YOUR GOAL >>
Starting from the top of the material, restate each line exactly until the line that contains "import plotly.graph_objects as go", which is also copied. Pictures are excluded.

↓↓↓

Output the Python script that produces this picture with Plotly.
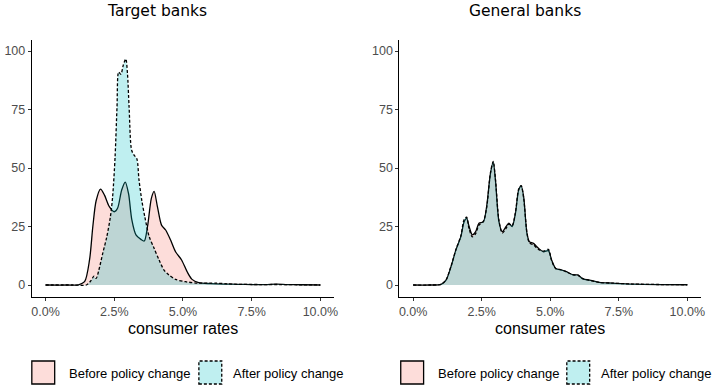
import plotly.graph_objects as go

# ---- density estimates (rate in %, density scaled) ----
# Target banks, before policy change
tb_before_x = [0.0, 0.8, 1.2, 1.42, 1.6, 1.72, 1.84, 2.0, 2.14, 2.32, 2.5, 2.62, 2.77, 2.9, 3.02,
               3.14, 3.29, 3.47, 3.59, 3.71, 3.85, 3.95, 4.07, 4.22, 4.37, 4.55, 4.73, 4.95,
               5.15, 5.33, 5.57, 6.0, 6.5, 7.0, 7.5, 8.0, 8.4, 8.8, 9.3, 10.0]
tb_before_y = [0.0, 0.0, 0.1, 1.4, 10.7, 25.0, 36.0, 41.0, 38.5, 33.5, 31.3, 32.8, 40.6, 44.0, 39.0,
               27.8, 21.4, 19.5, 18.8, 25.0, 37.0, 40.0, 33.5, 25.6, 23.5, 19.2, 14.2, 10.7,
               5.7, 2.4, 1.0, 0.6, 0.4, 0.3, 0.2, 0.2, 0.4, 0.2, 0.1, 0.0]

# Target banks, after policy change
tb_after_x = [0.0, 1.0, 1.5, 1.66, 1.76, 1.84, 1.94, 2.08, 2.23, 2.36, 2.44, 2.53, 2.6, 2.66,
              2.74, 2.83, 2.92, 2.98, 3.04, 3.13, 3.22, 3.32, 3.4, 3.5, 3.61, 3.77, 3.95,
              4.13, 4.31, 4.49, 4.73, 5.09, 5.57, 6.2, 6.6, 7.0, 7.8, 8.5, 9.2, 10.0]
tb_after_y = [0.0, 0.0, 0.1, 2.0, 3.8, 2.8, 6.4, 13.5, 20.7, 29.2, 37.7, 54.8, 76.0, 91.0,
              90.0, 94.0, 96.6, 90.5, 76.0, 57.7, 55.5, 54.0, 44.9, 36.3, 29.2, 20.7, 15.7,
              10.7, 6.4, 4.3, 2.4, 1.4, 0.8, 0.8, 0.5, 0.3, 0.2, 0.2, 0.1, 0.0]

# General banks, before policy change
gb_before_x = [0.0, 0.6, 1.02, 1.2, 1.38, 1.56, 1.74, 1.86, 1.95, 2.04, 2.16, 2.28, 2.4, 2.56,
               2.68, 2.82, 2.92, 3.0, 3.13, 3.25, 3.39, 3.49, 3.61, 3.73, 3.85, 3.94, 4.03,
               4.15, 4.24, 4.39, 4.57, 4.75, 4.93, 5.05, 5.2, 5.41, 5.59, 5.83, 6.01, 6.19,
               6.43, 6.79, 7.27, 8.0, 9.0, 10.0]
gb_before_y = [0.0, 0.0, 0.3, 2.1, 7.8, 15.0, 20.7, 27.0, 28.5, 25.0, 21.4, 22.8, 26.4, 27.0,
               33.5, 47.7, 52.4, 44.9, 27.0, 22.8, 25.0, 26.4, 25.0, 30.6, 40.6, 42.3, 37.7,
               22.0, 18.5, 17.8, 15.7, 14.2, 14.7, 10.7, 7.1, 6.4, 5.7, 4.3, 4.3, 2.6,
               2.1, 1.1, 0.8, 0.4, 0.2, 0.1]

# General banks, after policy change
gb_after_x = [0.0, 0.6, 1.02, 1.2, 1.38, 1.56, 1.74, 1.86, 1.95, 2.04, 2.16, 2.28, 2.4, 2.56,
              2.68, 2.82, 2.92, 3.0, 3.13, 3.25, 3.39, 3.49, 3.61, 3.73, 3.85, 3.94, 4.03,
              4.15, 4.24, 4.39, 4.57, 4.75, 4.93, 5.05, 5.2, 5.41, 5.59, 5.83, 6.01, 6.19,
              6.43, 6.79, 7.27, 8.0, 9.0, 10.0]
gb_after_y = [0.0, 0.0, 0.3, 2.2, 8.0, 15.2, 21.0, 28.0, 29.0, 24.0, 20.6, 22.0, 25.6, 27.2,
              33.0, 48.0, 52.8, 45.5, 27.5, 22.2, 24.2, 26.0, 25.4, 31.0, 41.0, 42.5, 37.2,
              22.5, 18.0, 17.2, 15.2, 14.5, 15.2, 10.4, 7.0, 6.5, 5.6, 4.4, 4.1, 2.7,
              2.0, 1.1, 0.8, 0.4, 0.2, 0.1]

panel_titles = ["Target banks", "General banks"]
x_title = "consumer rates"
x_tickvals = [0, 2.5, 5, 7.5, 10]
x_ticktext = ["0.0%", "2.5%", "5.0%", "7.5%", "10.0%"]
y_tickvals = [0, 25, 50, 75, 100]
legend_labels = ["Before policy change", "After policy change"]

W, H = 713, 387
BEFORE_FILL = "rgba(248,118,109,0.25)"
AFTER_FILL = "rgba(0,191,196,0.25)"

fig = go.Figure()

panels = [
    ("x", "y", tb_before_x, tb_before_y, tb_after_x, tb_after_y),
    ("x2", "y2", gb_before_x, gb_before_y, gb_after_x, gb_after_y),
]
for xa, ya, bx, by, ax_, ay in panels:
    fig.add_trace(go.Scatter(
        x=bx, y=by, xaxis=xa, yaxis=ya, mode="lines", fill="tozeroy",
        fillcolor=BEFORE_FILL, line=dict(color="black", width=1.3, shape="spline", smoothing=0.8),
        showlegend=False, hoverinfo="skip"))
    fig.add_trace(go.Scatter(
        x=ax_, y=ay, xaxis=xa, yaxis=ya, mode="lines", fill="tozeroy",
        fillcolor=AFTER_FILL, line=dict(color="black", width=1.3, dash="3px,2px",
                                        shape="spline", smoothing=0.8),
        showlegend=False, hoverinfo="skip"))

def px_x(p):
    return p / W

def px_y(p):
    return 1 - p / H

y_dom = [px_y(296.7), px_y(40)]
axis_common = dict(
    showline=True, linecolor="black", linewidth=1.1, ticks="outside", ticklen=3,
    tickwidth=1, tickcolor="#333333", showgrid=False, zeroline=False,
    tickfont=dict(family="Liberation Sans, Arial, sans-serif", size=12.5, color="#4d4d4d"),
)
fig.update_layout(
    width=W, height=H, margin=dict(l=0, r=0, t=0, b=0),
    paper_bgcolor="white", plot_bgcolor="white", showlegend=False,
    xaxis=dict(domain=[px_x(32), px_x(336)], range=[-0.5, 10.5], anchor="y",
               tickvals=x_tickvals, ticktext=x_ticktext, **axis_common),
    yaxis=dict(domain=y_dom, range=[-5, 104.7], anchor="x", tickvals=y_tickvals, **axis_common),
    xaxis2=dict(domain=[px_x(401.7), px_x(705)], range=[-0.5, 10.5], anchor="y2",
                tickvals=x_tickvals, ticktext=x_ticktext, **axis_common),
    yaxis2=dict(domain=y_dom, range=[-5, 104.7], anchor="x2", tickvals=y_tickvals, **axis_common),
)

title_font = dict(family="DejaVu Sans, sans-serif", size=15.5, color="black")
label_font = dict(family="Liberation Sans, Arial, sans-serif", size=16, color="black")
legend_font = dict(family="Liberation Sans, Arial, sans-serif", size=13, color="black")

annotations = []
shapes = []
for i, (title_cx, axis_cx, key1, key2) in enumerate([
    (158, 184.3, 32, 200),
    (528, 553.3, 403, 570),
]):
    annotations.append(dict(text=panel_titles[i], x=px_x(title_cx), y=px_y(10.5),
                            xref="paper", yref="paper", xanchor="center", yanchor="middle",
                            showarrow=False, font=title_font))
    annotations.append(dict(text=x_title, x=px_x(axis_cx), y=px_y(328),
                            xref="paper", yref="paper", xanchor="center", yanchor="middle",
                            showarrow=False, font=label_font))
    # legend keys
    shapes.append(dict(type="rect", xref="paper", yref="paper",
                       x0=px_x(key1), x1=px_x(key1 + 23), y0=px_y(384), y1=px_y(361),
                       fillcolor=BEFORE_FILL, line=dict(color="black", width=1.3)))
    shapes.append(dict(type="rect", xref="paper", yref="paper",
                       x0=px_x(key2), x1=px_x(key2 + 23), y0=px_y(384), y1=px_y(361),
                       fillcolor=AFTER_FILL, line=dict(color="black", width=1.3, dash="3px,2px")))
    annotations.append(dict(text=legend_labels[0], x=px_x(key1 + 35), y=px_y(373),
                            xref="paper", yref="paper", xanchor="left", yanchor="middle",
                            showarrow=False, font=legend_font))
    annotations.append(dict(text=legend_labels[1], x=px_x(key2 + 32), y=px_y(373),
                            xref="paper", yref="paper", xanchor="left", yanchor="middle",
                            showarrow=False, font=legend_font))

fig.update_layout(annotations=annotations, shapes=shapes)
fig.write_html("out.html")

↑↑↑

ANSWER TO THIS EXERCISE >>
Output the Python script that produces this picture with Plotly.
import plotly.graph_objects as go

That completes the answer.